Buch: Der Gottesmord

Titel: Der Gottesmord

Stichwort: Hegel, Phänomenologie von 1807 (von der Philosophie zur Gnosis); Philosophie: Hegel vs. Platon (Phaidros); Sein als Konstruktion; Vernunft, Weltgeist = göttlicher Geist

Kurzinhalt: 'Die wahre Gestalt, in welcher die Wahrheit existiert, kann allein das wissenschaftliche System derselben sein. Daran mitzuarbeiten, daß die Philosophie der Form der Wissenschaft näher komme, - dem Ziele, ihren Namen der Liebe zum Wissen ablegen zu ...

Textausschnitt: 4 (eü: Hegel)

82a "Wie steht es nun mit der neuen 'Philosophie'? Wie hängt sie mit der prometheischen Revolte zusammen? und wie mit dem Frageverbot? Marx hat seine Idee von Wissenschaft und Philosophie an Hegel gebildet.
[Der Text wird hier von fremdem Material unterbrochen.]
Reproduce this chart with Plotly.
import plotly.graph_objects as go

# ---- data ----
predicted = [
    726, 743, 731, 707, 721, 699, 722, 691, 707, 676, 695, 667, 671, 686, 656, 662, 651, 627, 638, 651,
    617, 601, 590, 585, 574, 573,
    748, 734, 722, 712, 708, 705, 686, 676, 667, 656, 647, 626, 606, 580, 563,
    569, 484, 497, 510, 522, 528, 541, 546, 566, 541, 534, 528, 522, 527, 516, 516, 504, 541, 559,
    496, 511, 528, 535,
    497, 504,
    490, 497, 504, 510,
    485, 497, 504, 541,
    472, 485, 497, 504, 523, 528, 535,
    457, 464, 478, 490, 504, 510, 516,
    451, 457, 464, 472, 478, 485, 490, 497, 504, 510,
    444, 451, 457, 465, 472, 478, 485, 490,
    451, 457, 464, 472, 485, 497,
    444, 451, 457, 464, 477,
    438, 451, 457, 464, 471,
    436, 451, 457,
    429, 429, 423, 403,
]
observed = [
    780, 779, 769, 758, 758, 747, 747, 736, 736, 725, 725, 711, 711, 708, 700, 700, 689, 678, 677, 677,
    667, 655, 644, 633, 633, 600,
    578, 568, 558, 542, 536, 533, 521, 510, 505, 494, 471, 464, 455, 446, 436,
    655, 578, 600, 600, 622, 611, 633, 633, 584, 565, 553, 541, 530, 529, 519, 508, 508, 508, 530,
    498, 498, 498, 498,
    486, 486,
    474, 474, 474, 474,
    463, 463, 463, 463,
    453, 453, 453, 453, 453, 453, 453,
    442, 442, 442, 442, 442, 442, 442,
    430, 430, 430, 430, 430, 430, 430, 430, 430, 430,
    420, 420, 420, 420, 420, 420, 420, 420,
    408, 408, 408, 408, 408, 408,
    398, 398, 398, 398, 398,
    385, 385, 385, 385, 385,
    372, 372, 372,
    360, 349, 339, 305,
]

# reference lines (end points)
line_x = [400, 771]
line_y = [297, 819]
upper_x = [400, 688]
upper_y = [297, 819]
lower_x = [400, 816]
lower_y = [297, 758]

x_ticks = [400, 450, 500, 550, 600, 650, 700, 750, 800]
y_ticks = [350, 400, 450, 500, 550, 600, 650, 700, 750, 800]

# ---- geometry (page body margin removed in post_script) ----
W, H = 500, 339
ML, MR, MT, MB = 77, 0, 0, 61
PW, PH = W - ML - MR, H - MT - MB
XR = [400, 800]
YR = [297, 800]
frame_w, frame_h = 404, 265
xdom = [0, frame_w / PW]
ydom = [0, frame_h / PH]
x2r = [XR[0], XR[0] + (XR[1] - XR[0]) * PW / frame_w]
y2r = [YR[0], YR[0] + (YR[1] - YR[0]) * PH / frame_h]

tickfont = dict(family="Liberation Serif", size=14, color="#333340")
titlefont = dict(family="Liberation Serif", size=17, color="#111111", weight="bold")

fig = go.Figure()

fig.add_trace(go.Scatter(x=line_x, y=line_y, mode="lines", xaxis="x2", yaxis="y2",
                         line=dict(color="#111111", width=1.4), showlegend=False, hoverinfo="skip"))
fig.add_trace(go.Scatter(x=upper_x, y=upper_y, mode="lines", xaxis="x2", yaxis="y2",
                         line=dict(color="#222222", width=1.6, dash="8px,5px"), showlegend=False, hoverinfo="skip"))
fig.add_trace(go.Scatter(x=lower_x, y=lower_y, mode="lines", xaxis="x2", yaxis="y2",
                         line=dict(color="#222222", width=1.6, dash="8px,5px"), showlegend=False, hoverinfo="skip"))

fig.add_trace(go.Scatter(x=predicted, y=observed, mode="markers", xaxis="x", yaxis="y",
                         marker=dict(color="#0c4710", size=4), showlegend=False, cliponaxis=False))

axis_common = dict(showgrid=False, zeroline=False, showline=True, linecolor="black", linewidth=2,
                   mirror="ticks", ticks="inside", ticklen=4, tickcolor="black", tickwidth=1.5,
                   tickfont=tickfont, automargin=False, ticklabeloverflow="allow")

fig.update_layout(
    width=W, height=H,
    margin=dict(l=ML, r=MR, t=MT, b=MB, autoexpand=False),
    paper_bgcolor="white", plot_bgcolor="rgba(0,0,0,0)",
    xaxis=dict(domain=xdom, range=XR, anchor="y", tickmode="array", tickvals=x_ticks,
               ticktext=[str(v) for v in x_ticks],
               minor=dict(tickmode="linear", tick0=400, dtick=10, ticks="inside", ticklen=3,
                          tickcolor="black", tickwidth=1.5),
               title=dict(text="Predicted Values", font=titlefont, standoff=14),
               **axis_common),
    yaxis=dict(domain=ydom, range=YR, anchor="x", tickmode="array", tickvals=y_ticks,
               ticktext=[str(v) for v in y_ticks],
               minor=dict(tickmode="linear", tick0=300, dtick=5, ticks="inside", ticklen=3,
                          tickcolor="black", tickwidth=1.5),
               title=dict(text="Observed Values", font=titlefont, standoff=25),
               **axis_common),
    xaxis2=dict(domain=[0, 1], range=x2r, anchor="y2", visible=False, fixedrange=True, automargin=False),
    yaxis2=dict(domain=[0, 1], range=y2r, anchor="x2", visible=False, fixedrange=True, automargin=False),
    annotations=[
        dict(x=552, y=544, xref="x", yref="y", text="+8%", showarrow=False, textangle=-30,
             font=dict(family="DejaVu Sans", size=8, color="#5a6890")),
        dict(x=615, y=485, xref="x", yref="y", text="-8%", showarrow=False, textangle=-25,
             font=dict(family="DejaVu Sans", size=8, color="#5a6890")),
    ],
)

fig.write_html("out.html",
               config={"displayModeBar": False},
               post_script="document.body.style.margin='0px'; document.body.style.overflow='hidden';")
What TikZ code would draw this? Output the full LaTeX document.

Wenden wir uns an den größten der spekulativen Gnostiker um die Antwort auf diese Fragen. (Fs)

82b Hegel gibt die Antwort in einer grundsätzlichen Erklärung, in der 'Vorrede' zur Phänomenologie von 1807: 'Die wahre Gestalt, in welcher die Wahrheit existiert, kann allein das wissenschaftliche System derselben sein. Daran mitzuarbeiten, daß die Philosophie der Form der Wissenschaft näher komme, - dem Ziele, ihren Namen der Liebe zum Wissen ablegen zu können und wirkliches Wissen zu sein, - ist es, was ich mir vorgesetzt.'1 In der angeführten Stelle sind die Ausdrücke 'Liebe zum Wissen' und 'wirkliches Wissen' von Hegel selbst unterstrichen. Übersetzen wir sie zurück ins Griechische, in 'Philosophie' und 'Gnosis', dann haben wir das Programm vor uns, von der Philosophie zur Gnosis vorzuschreiten. In der programmatischen Form Hegels sind die Verkehrungen der Symbole Wissenschaft und Philosophie impliziert. (Fs) (notabene)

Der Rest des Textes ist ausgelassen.